Remise en cause de la reconnaissance du Kosovo, ou quand Miloš Zeman fait du Miloš Zeman

Miloš Zeman, photo: ČTK/AP/Darko Vojinovic

La presse tchèque avait prévenu : en se rendant en Serbie, où il a achevé ce jeudi une visite de trois jours, le président Miloš Zeman risquait de mettre les pieds dans le plat. Cela n’a pas manqué. Après avoir confié à son homologue serbe dès sa descente d’avion à Belgrade qu’il n’aimait pas le Kosovo, le chef de l’Etat a ensuite fait part de son intention de discuter, à son retour à Prague, de la possibilité que le gouvernement tchèque révoque sa reconnaissance du Kosovo.

Miloš Zeman et Aleksandar Vučić,  photo: ČTK/AP/Darko Vojinovic
Ce jeudi, une rencontre avec Emir Kusturica figurait au programme de la dernière journée de la visite de Miloš Zeman à Belgrade.
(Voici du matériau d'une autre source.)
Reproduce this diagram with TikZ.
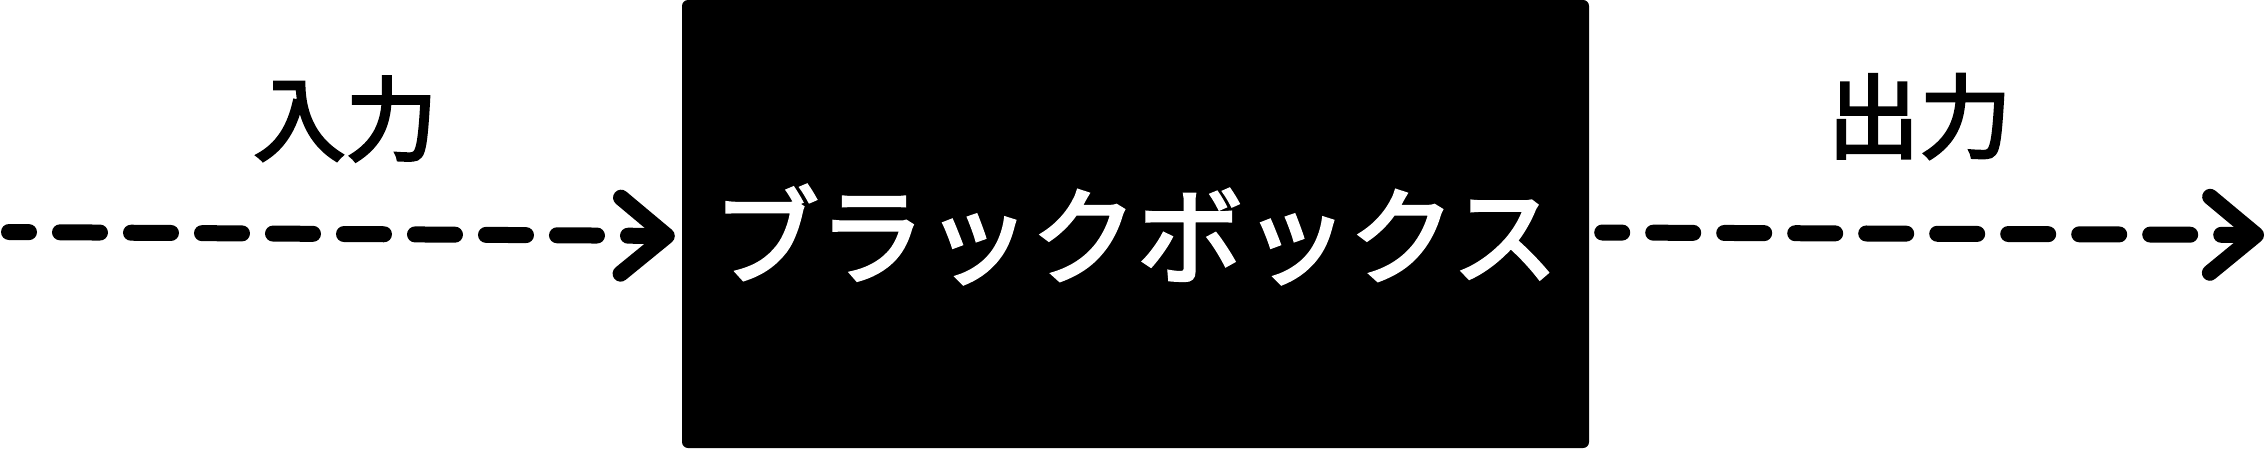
\documentclass[tikz,border=0pt]{standalone}
\usepackage{fontspec}
\setmainfont{Noto Sans CJK JP}
\newfontfamily\medfont{Noto Sans CJK JP}[FakeBold=3]
\usetikzlibrary{arrows.meta}

\begin{document}
\begin{tikzpicture}[x=1pt,y=1pt,
  main/.style={fill=black, text=white, rounded corners=6pt, minimum width=907pt, minimum height=448pt, inner sep=0pt, text height=104pt, text depth=0pt, font=\medfont\fontsize{106}{120}\selectfont},
  lbl/.style={inner sep=0pt, font=\medfont\fontsize{92}{110}\selectfont},
  flow/.style={line width=16pt, line cap=round, dash pattern=on 40pt off 31pt, dash phase=20pt, -{Straight Barb[length=46pt, width=76pt, round]}}]
  \useasboundingbox (0,0) rectangle (2266,448);
  \node[main] (0) at (1135.5,224) {ブラックボックス};
  \node[lbl] (1) at (345.5,329) {入力};
  \node[lbl] (2) at (1919.5,331.5) {出力};

  \coordinate (3) at (9,216);
  \coordinate (4) at ([xshift=-7pt,yshift=-12pt]0.west);
  \coordinate (5) at ([xshift=13pt,yshift=-8.5pt]0.east);
  \coordinate (6) at (2264,213);

  \draw[flow] (3) -- (4);
  \draw[flow] (5) -- (6);
\end{tikzpicture}
\end{document}
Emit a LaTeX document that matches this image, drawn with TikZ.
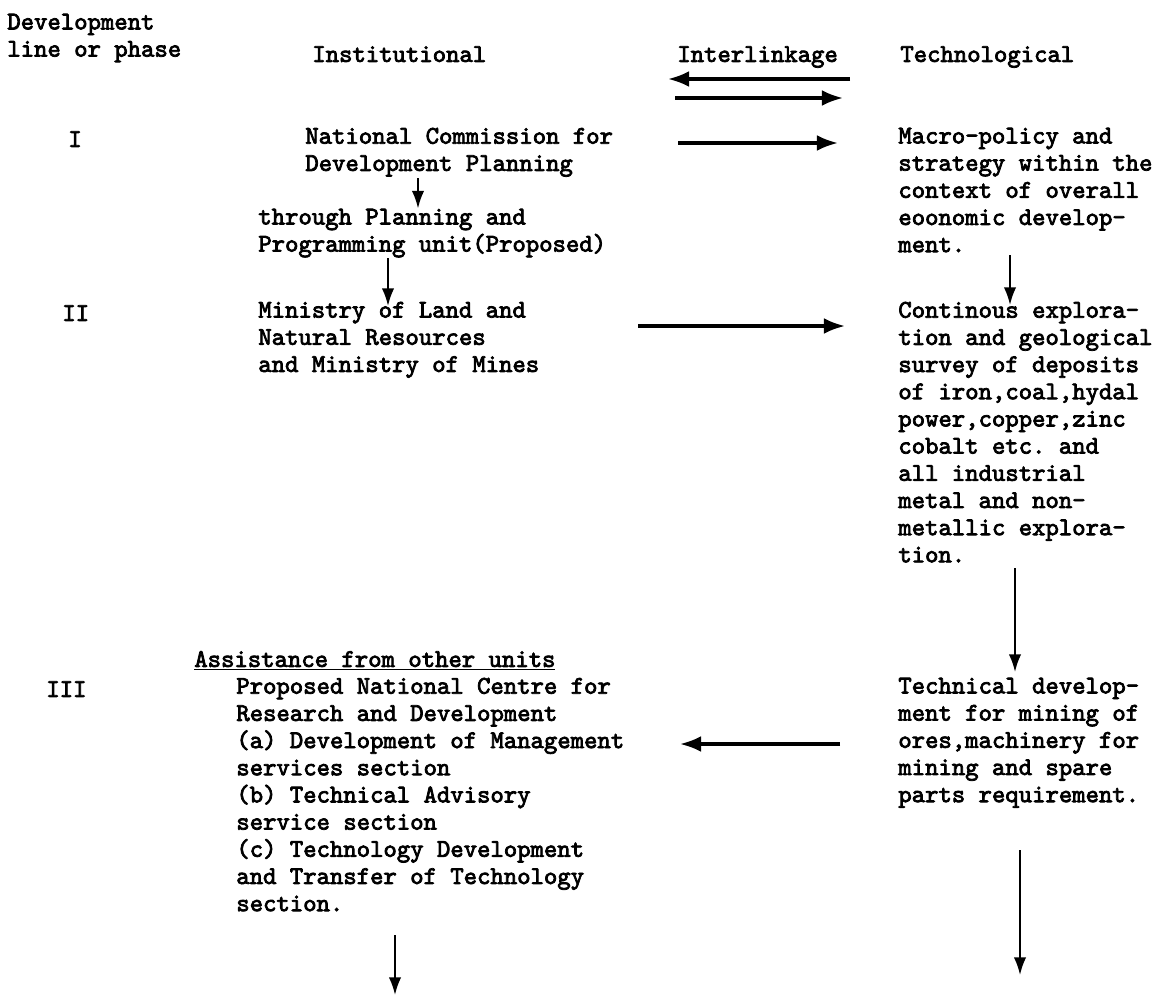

Cette rencontre a précédé la remise de l'Ordre national du Mérite au Château de Prague le 28 octobre prochain, à l'occasion de la fête nationale. Bien qu'il ait étudié à la FAMU, l’école de cinéma de Prague, le célèbre réalisateur serbe n’a pas été choisi par hasard : son refus de condamner Slobodan Milošević et les exactions serbes durant les guerres de Yougoslavie, sa participation par le passé à une manifestation contre l’indépendance du Kosovo ou encore sa prise de position en faveur de Vladimir Poutine lors de l’intervention russe en Ukraine, faisaient de l’auteur de « Chat noir, chat blanc » ou du « Temps des Gitans » le candidat idéal tout trouvé aux yeux du président tchèque et de son proche entourage.

Plus généralement, cette décoration aura tout à fait été dans le ton du passage très remarqué de Miloš Zemanà Belgrade. Accueilli à l’aéroport par son homologue Aleksandar Vučić, le chef de l'Etat s’est empressé de lui confier, en anglais et à voix suffisamment haute pour être entendu par les journalistes locaux, qu’il appréciait la Serbie et les Serbes, mais pas le Kosovo. Plus tard, il a également rappelé que l’actuel Premier ministre du Kosovo, Ramush Haradinaj, avait récemment été entendu à La Haye par les juges de la Cour spéciale chargée de juger les crimes de l’Armée de libération du Kosovo pour son action pendant la guerre en 1998 et 1999.

Miloš Zeman,  photo: ČTK/AP/Darko Vojinovic
« Un Etat à la tête duquel se trouvent des criminels de guerre, ne peut pas être considéré comme appartenant à la communauté des Etats démocratiques », a-t-il ainsi affirmé.

Les dirigeants serbes, qui n’en attendaient peut-être même pas tant de leur hôte, n’ont pas manqué de remercier Miloš Zeman pour ce soutien inhabituel de la part d’un représentant d’un pays comme la République tchèque, qui a été parmi les premiers au sein de la communauté internationale à reconnaître l’indépendance proclamée unilatéralement du nouvel Etat kosovar en 2008.

A Belgrade, certains n’ont cependant pas la mémoire courte. Ainsi, le journal Danas, qui est considéré comme le quotidien indépendant de référence en Serbie, a publié un long portrait du président tchèque intitulé « Qui est cet homme qui n’aime pas le Kosovo ». Un article dans lequel son auteur a rappelé que c’est justement lui, Miloš Zeman, qui, en 1999, avait décidé de la participation tchèque au bombardement de la Serbie par les forces de l’OTAN.

A Prague, les déclarations du président ont bien entendu suscité de multiples réactions, très diverses, certaines même moqueuses soulignant que sa volonté de débattre d’une éventuelle révocation de la reconnaissance du Kosovo par le gouvernement tchèque ne peut raisonnablement pas être considérée avec sérieux. Le ministre des Affaires étrangères, Tomáš Petříček, s’est lui empressé de couper court à tout débat, tout en évitant de jeter de l'huile sur le feu :

Tomáš Petříček,  photo: ČTK/Ondřej Deml
« Même si je ne vois pas de raisons à cela, je suis bien entendu ouvert à la discussion. Mais je rappelle que la priorité de la politique étrangère de la République tchèque dans la région, est la stabilisation de la situation dans les Balkans de l’Ouest. »

Dès mardi, Tomáš Petříček avait rappelé que si Prague soutenait la candidature d’adhésion de la Serbie à l’Union européenne, il avait aussi encouragé le dialogue entre Belgrade et Pristina de façon à normaliser les relations entre les deux pays lors de la visite de son homologue serbe au printemps dernier. Autrement dit, en provoquant de la sorte comme il en a pris l’habitude, Miloš Zeman n’a finalement rien fait d’autre que du Miloš Zeman.